According to a study by the World Economic Forum in 2013, “Employees in companies that support healthy habits are two-and-a-half times more likely to be high performers, three times more productive, eight times more dedicated and three-and-a-half times more creative and innovative than employees who did not receive healthy encouragement.”

With this research in mind, some companies are beginning to promote smart and healthy choices in the workplace that could reduce stress, boost productivity and increase happiness among their employees.

On average, Americans spend approximately nine hours a day at work, according to the Bureau of Labor Services. Companies have a high interest in promoting health, and the positive well-being of their employees because they spend a lot of their time there.

Major businesses like Google and SAP promote healthy lifestyles through their company with employee wellness initiatives. Employee wellness is beginning to show up in local businesses too — even here in Ogden.

Kim Wheelwright, founder and chief executive officer of Global Health Industries, said that when it comes to creating a positive environment for their employees, advocating for their wellness is the key component.

“Life is stressful; you have to come up with healthy ways to deal with it,” Wheelwright said. “It’s important to promote a healthy environment.”

Global Health Industries is currently hosting their personal Biggest Loser competition, encouraging their employees to get active while connecting with one another.

“I believe that in order to create a positive company culture, it needs to start at the core of our business, which is our people,” Wheelwright said.

Ray Anderson, the inside sales representative at Global Health Industries, said he enjoys participating in the experience because it allows employees to work together and bond in order to achieve a common goal: health.

“We are all working together,” Anderson said. “We also are learning about health in general. It’s nice.”

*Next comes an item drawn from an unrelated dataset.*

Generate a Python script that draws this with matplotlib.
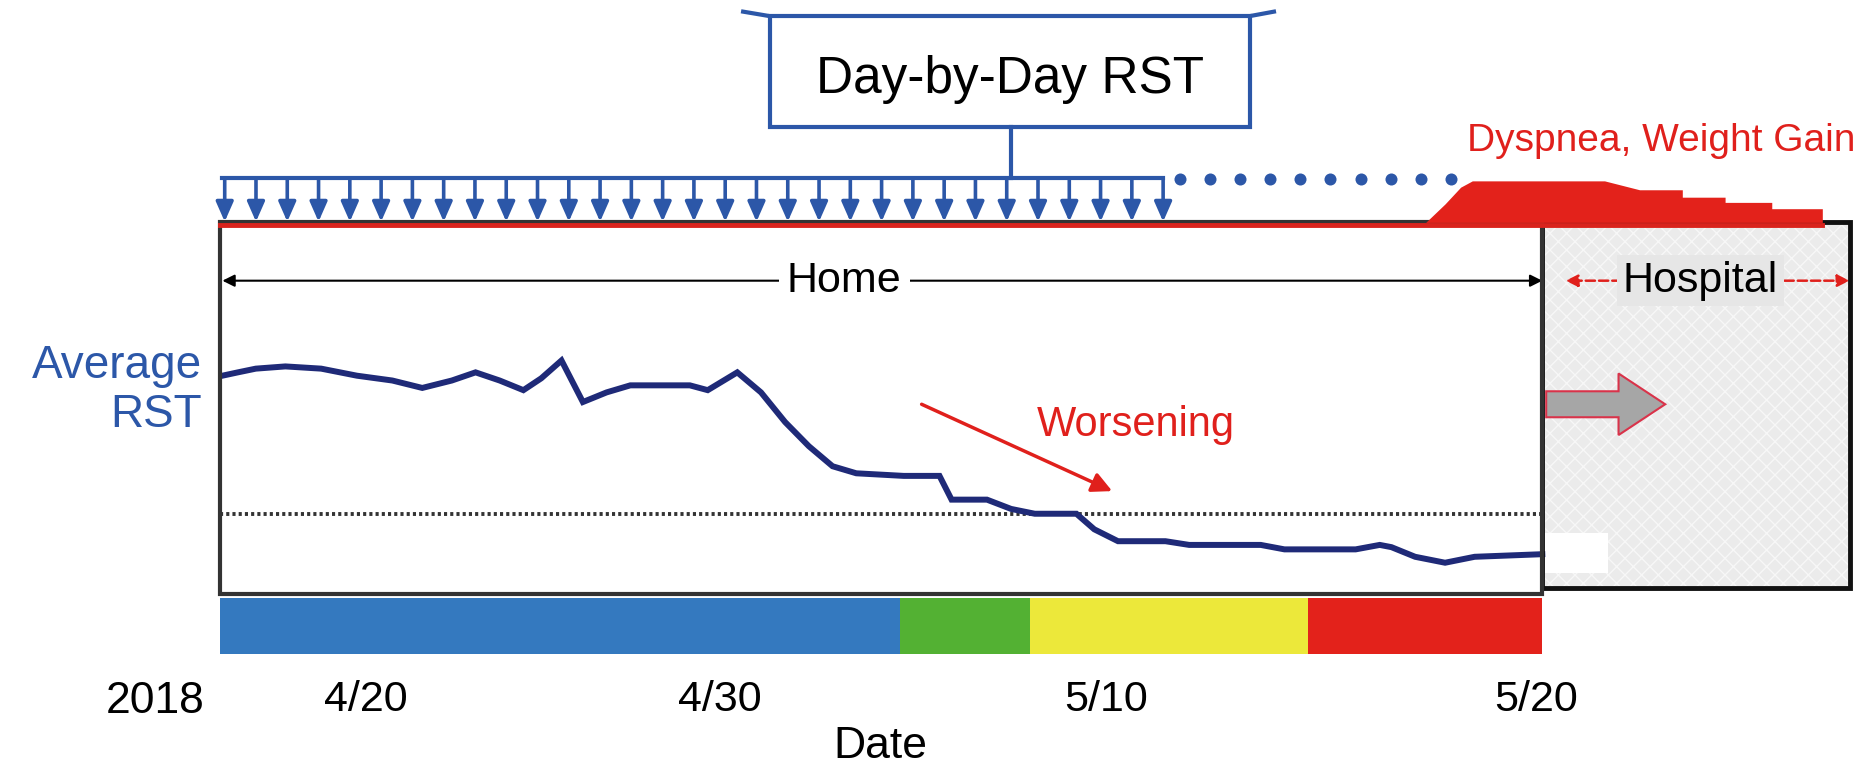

Mika Wheelwright of Fidobiotics, another CEO based out of Ogden, believes that education is key to living a healthy life and practicing positive habits. Wheelwright said that younger generations are raising awareness of health, and it’s reflecting in their work ethic.

“(This generation) is very aware of what’s going in their bodies,” Wheelwright said. “They are always looking for the healthy alternative.”

With the constantly evolving research about the benefits of healthy eating and physical exercise, Wheelwright believes she should play a role in the health of her employees.

“With my company, it’s my job to educate my employees about health and have them implement it in their own lives,” Wheelwright said.

Overall, companies in Ogden — and globally — are beginning to take extra steps to ensure a positive work space for their employees, and the importance of health and well-being are now being included in the workplace too.